OBJECTIVE :: Reproduce the following material exactly, including every line.

==*==

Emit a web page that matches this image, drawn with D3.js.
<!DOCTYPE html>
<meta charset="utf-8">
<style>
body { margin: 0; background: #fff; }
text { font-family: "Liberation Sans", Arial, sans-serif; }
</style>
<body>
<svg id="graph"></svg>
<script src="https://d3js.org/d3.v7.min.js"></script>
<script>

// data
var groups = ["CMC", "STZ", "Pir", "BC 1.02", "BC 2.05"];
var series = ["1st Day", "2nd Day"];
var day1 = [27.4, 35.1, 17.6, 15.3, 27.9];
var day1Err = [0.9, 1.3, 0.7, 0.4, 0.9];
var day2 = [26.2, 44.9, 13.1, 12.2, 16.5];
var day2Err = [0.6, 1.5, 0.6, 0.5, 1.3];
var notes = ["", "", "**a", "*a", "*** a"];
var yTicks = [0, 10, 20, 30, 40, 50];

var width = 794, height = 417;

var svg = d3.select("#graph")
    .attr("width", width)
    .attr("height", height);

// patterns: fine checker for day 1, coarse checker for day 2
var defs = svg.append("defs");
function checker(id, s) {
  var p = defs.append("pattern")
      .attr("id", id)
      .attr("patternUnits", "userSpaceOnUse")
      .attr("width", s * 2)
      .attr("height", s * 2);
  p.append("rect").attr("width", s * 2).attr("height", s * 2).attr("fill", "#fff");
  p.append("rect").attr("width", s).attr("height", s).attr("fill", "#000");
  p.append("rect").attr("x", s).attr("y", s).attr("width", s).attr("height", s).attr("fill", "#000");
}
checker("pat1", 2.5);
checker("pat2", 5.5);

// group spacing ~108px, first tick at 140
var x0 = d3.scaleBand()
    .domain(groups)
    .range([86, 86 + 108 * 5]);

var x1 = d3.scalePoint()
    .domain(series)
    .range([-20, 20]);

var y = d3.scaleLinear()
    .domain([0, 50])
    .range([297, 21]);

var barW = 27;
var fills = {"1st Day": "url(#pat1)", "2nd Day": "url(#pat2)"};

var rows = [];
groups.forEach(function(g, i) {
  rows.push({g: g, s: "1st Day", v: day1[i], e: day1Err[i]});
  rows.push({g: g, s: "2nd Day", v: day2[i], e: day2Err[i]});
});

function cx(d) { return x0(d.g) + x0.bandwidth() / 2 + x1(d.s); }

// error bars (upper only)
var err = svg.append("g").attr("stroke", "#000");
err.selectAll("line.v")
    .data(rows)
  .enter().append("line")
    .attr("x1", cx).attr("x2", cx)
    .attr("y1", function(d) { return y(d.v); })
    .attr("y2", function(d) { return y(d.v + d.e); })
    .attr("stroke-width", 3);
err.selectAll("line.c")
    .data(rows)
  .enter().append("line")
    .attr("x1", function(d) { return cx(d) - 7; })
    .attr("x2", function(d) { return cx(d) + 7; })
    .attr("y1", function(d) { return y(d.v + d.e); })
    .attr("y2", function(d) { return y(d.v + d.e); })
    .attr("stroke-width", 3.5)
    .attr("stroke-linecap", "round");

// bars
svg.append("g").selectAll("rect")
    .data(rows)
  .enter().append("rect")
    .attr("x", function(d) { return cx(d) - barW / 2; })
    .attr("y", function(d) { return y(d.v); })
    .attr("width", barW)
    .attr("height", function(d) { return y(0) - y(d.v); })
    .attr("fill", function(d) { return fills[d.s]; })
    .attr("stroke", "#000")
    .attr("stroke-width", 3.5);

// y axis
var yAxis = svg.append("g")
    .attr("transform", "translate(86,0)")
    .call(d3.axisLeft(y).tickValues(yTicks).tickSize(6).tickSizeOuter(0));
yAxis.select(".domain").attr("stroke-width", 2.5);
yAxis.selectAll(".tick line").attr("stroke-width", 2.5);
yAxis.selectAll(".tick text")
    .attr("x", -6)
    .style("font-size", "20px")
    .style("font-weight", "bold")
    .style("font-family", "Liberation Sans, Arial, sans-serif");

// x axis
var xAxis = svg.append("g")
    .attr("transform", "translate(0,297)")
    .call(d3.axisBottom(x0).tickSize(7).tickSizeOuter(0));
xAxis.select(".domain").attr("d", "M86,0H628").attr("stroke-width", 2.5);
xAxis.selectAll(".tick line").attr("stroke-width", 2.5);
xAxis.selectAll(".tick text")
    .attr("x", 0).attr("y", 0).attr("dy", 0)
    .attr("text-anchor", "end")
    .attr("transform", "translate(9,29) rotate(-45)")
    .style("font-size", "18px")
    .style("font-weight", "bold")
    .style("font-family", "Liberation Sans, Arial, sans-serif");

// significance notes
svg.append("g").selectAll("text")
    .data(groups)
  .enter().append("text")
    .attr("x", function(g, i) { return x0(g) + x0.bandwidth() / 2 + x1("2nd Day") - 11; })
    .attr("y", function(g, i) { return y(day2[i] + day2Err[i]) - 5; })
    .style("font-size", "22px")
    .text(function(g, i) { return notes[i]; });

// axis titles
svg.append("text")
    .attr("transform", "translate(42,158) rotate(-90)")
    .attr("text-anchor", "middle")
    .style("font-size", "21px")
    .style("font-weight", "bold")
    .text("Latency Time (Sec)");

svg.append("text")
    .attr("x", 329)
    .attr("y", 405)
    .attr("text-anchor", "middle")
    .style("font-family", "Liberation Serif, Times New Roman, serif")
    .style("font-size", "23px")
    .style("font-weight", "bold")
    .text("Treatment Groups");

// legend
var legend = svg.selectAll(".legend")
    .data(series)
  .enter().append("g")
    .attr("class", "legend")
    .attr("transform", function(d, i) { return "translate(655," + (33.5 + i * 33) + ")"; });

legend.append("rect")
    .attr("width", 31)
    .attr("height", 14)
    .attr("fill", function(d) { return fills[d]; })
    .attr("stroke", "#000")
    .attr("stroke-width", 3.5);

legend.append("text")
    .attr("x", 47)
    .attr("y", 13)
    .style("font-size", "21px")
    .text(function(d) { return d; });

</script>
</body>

==*==

SOLUTION TO THE EXERCISE ::
Emit a web page that matches this image, drawn with D3.js.
<!DOCTYPE html>
<meta charset="utf-8">
<style>
body { margin: 0; background: #fff; }
text { font-family: "Liberation Sans", Arial, sans-serif; }
</style>
<body>
<svg id="graph"></svg>
<script src="https://d3js.org/d3.v7.min.js"></script>
<script>

// data
var groups = ["CMC", "STZ", "Pir", "BC 1.02", "BC 2.05"];
var series = ["1st Day", "2nd Day"];
var day1 = [27.4, 35.1, 17.6, 15.3, 27.9];
var day1Err = [0.9, 1.3, 0.7, 0.4, 0.9];
var day2 = [26.2, 44.9, 13.1, 12.2, 16.5];
var day2Err = [0.6, 1.5, 0.6, 0.5, 1.3];
var notes = ["", "", "**a", "*a", "*** a"];
var yTicks = [0, 10, 20, 30, 40, 50];

var width = 794, height = 417;

var svg = d3.select("#graph")
    .attr("width", width)
    .attr("height", height);

// patterns: fine checker for day 1, coarse checker for day 2
var defs = svg.append("defs");
function checker(id, s) {
  var p = defs.append("pattern")
      .attr("id", id)
      .attr("patternUnits", "userSpaceOnUse")
      .attr("width", s * 2)
      .attr("height", s * 2);
  p.append("rect").attr("width", s * 2).attr("height", s * 2).attr("fill", "#fff");
  p.append("rect").attr("width", s).attr("height", s).attr("fill", "#000");
  p.append("rect").attr("x", s).attr("y", s).attr("width", s).attr("height", s).attr("fill", "#000");
}
checker("pat1", 2.5);
checker("pat2", 5.5);

// group spacing ~108px, first tick at 140
var x0 = d3.scaleBand()
    .domain(groups)
    .range([86, 86 + 108 * 5]);

var x1 = d3.scalePoint()
    .domain(series)
    .range([-20, 20]);

var y = d3.scaleLinear()
    .domain([0, 50])
    .range([297, 21]);

var barW = 27;
var fills = {"1st Day": "url(#pat1)", "2nd Day": "url(#pat2)"};

var rows = [];
groups.forEach(function(g, i) {
  rows.push({g: g, s: "1st Day", v: day1[i], e: day1Err[i]});
  rows.push({g: g, s: "2nd Day", v: day2[i], e: day2Err[i]});
});

function cx(d) { return x0(d.g) + x0.bandwidth() / 2 + x1(d.s); }

// error bars (upper only)
var err = svg.append("g").attr("stroke", "#000");
err.selectAll("line.v")
    .data(rows)
  .enter().append("line")
    .attr("x1", cx).attr("x2", cx)
    .attr("y1", function(d) { return y(d.v); })
    .attr("y2", function(d) { return y(d.v + d.e); })
    .attr("stroke-width", 3);
err.selectAll("line.c")
    .data(rows)
  .enter().append("line")
    .attr("x1", function(d) { return cx(d) - 7; })
    .attr("x2", function(d) { return cx(d) + 7; })
    .attr("y1", function(d) { return y(d.v + d.e); })
    .attr("y2", function(d) { return y(d.v + d.e); })
    .attr("stroke-width", 3.5)
    .attr("stroke-linecap", "round");

// bars
svg.append("g").selectAll("rect")
    .data(rows)
  .enter().append("rect")
    .attr("x", function(d) { return cx(d) - barW / 2; })
    .attr("y", function(d) { return y(d.v); })
    .attr("width", barW)
    .attr("height", function(d) { return y(0) - y(d.v); })
    .attr("fill", function(d) { return fills[d.s]; })
    .attr("stroke", "#000")
    .attr("stroke-width", 3.5);

// y axis
var yAxis = svg.append("g")
    .attr("transform", "translate(86,0)")
    .call(d3.axisLeft(y).tickValues(yTicks).tickSize(6).tickSizeOuter(0));
yAxis.select(".domain").attr("stroke-width", 2.5);
yAxis.selectAll(".tick line").attr("stroke-width", 2.5);
yAxis.selectAll(".tick text")
    .attr("x", -6)
    .style("font-size", "20px")
    .style("font-weight", "bold")
    .style("font-family", "Liberation Sans, Arial, sans-serif");

// x axis
var xAxis = svg.append("g")
    .attr("transform", "translate(0,297)")
    .call(d3.axisBottom(x0).tickSize(7).tickSizeOuter(0));
xAxis.select(".domain").attr("d", "M86,0H628").attr("stroke-width", 2.5);
xAxis.selectAll(".tick line").attr("stroke-width", 2.5);
xAxis.selectAll(".tick text")
    .attr("x", 0).attr("y", 0).attr("dy", 0)
    .attr("text-anchor", "end")
    .attr("transform", "translate(9,29) rotate(-45)")
    .style("font-size", "18px")
    .style("font-weight", "bold")
    .style("font-family", "Liberation Sans, Arial, sans-serif");

// significance notes
svg.append("g").selectAll("text")
    .data(groups)
  .enter().append("text")
    .attr("x", function(g, i) { return x0(g) + x0.bandwidth() / 2 + x1("2nd Day") - 11; })
    .attr("y", function(g, i) { return y(day2[i] + day2Err[i]) - 5; })
    .style("font-size", "22px")
    .text(function(g, i) { return notes[i]; });

// axis titles
svg.append("text")
    .attr("transform", "translate(42,158) rotate(-90)")
    .attr("text-anchor", "middle")
    .style("font-size", "21px")
    .style("font-weight", "bold")
    .text("Latency Time (Sec)");

svg.append("text")
    .attr("x", 329)
    .attr("y", 405)
    .attr("text-anchor", "middle")
    .style("font-family", "Liberation Serif, Times New Roman, serif")
    .style("font-size", "23px")
    .style("font-weight", "bold")
    .text("Treatment Groups");

// legend
var legend = svg.selectAll(".legend")
    .data(series)
  .enter().append("g")
    .attr("class", "legend")
    .attr("transform", function(d, i) { return "translate(655," + (33.5 + i * 33) + ")"; });

legend.append("rect")
    .attr("width", 31)
    .attr("height", 14)
    .attr("fill", function(d) { return fills[d]; })
    .attr("stroke", "#000")
    .attr("stroke-width", 3.5);

legend.append("text")
    .attr("x", 47)
    .attr("y", 13)
    .style("font-size", "21px")
    .text(function(d) { return d; });

</script>
</body>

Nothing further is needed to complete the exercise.